BSB mulls ditching entry exam after report found fewer than 1% of wannabe barristers fail to pass it
The Bar Council has rushed to defend the much-criticised bar aptitude test after a report revealed that fewer than 1% of aspiring barristers fail to pass it.
The Bar Course Aptitude Test (BCAT) came into force in 2013 with the aim of filtering out weaker candidates, who have little chance of securing pupillage, wasting their money on the pricey bar course.
The £150 assessment takes just under an hour to complete and is designed to test critical thinking and reasoning. Wannabe barristers must pass this before they can begin their vocational studies.
Last month Legal Cheek reported that the Bar Standards Board (BSB) had launched a consultation into the exam’s future after a report found that just 89 out of the 12,663 candidates who attempted the exam between 2013 and 2019 had failed to make the grade — or 0.7%.

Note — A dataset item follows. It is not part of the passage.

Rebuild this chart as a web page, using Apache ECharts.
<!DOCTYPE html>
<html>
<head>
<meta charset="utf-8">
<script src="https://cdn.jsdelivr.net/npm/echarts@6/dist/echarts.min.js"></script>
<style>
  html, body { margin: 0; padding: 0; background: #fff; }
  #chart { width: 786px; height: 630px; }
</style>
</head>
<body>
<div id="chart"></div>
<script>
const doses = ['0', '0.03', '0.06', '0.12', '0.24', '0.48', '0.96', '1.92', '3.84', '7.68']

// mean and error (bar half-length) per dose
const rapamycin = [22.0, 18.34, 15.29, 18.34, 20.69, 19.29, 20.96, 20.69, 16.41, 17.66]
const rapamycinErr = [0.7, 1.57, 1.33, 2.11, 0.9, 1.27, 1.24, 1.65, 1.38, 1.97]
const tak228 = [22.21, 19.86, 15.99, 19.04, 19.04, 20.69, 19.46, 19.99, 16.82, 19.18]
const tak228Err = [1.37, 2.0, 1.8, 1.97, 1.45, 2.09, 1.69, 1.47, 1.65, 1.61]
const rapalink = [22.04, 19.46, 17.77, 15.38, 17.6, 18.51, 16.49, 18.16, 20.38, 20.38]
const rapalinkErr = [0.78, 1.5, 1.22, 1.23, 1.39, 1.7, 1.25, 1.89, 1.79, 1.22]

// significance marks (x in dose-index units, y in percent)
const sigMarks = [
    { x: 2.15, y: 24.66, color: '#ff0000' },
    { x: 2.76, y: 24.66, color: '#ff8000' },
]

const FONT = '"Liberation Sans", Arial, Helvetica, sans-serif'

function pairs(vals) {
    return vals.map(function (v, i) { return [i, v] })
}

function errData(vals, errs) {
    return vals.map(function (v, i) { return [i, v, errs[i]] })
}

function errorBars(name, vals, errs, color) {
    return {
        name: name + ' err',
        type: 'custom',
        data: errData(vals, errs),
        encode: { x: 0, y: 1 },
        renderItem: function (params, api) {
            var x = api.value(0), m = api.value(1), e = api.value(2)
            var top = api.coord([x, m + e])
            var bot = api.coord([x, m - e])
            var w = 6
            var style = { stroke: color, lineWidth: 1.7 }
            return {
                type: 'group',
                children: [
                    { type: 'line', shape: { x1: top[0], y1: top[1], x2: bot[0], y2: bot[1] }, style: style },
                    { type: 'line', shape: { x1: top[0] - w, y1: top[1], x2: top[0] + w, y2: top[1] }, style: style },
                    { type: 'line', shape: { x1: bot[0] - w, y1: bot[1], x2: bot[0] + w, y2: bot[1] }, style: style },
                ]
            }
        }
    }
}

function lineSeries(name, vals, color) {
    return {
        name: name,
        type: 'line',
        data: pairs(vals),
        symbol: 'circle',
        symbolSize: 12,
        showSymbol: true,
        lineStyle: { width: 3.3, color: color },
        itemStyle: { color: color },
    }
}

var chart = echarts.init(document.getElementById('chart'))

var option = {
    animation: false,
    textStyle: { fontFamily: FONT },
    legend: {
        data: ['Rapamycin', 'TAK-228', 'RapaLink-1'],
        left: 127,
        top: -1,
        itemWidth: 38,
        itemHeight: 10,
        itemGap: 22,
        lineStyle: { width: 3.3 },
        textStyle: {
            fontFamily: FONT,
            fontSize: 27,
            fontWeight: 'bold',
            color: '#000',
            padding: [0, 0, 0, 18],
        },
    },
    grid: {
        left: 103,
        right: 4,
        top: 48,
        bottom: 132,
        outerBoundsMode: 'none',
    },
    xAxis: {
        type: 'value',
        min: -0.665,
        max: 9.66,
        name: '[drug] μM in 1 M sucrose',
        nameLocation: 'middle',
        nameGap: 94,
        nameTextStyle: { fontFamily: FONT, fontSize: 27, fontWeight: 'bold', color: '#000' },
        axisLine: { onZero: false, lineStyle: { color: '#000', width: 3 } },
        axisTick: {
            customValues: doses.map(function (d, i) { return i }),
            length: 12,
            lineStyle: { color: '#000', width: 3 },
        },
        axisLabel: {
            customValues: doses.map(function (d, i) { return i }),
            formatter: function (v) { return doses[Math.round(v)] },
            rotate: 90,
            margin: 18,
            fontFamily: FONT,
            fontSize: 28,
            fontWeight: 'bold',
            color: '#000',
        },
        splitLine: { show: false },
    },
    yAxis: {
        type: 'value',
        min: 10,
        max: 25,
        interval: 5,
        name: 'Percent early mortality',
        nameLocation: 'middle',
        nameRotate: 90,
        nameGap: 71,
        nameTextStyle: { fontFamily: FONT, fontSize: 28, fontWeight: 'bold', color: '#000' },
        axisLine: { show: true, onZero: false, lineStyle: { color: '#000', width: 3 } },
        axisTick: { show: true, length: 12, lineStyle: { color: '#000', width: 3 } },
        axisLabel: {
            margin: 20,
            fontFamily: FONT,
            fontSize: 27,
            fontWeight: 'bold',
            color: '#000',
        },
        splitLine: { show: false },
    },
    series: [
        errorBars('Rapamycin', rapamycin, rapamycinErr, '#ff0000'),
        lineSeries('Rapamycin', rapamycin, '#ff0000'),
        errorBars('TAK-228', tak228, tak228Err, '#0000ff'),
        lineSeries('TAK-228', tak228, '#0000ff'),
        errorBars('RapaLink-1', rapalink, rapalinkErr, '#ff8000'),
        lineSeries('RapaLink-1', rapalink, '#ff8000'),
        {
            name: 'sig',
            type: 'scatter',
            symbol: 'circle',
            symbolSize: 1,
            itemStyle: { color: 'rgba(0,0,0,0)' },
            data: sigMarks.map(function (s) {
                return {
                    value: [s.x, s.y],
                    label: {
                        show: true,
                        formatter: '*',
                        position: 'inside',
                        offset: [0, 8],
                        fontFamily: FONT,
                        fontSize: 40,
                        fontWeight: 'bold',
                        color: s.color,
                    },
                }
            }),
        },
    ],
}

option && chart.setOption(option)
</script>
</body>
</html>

Coming out in support of the BCAT, Nick Vineall QC, chair of the Bar Council’s education and training committee, said:
“We do not support the idea of scrapping the BCAT. There are many students chasing a small number of pupillages and as a result many students pay for the vocational stage but never get a pupillage. The BSB’s own data shows a good correlation between BCAT score and attainment on the vocational course, and we know that those who do not achieve high grades on the vocational course find it difficult to secure pupillage.”

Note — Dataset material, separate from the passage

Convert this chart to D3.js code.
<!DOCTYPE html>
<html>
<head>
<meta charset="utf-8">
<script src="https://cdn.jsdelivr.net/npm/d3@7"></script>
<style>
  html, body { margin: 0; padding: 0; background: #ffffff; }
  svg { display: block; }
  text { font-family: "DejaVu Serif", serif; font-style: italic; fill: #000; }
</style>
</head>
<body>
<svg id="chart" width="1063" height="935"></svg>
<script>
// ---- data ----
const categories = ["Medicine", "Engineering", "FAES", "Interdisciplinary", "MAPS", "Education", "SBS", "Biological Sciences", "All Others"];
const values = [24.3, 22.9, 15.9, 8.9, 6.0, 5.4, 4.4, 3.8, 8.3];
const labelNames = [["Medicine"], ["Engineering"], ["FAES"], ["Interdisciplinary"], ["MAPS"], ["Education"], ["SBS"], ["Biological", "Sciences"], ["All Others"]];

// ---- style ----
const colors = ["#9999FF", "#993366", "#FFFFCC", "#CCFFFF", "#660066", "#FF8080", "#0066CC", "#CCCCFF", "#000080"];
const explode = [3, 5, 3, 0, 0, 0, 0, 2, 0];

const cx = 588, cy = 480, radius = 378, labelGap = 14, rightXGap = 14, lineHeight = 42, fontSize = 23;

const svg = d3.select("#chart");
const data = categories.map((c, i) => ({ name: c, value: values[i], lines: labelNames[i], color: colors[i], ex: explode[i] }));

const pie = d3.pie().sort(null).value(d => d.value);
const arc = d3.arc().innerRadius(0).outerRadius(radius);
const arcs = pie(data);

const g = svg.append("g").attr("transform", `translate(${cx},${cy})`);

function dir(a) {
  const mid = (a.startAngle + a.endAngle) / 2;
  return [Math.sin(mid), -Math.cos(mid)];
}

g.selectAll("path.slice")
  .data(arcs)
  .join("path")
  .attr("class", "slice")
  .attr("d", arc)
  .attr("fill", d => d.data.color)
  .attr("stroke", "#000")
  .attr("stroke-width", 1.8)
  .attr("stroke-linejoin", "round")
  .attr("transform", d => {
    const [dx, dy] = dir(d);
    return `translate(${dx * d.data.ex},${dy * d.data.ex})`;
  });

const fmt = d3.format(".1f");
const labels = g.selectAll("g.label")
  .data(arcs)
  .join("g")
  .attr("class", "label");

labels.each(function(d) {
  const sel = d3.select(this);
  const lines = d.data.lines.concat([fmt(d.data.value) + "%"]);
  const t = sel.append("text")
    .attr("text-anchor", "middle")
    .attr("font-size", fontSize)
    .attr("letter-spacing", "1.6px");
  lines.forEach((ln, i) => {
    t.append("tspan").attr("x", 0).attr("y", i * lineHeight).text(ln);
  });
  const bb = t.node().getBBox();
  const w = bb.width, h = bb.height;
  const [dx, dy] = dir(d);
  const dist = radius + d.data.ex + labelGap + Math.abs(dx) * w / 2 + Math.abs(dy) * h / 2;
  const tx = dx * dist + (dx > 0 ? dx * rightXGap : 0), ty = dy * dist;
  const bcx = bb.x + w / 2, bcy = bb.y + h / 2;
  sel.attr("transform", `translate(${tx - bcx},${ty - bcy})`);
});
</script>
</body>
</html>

But Vineall did accept some changes may be required in order to make the exam a more effective filter. “The problem seems to us to be that the pass mark is set so low that the BCAT does not exclude many candidates,” he said. “That is not a problem with the BCAT, it is a problem with the level of the pass mark.”
The BSB’s consultation tables three options: retain the BCAT in its current form; amend the BCAT so that it is a more effective filter; or scrap it altogether. It closes on 31 October.
Vineall continued: “The BSB’s recent report on pass rates on the new bar course for the centrally marked modules shows radically different pass rates in the core modules at different institutions. The BCAT was brought in to try to stop course providers from offering places to lots of students who were unlikely to succeed. Given that that problem seems to be re-emerging, this is a bad time to get rid of the tool that was designed to deal with it.”
This isn’t the first time the exam’s effectiveness has been called into question. In 2016, the pass mark was raised from 37 to 45 (on a scale which ranges from 20 to 80) following claims it was “nearly impossible to fail”.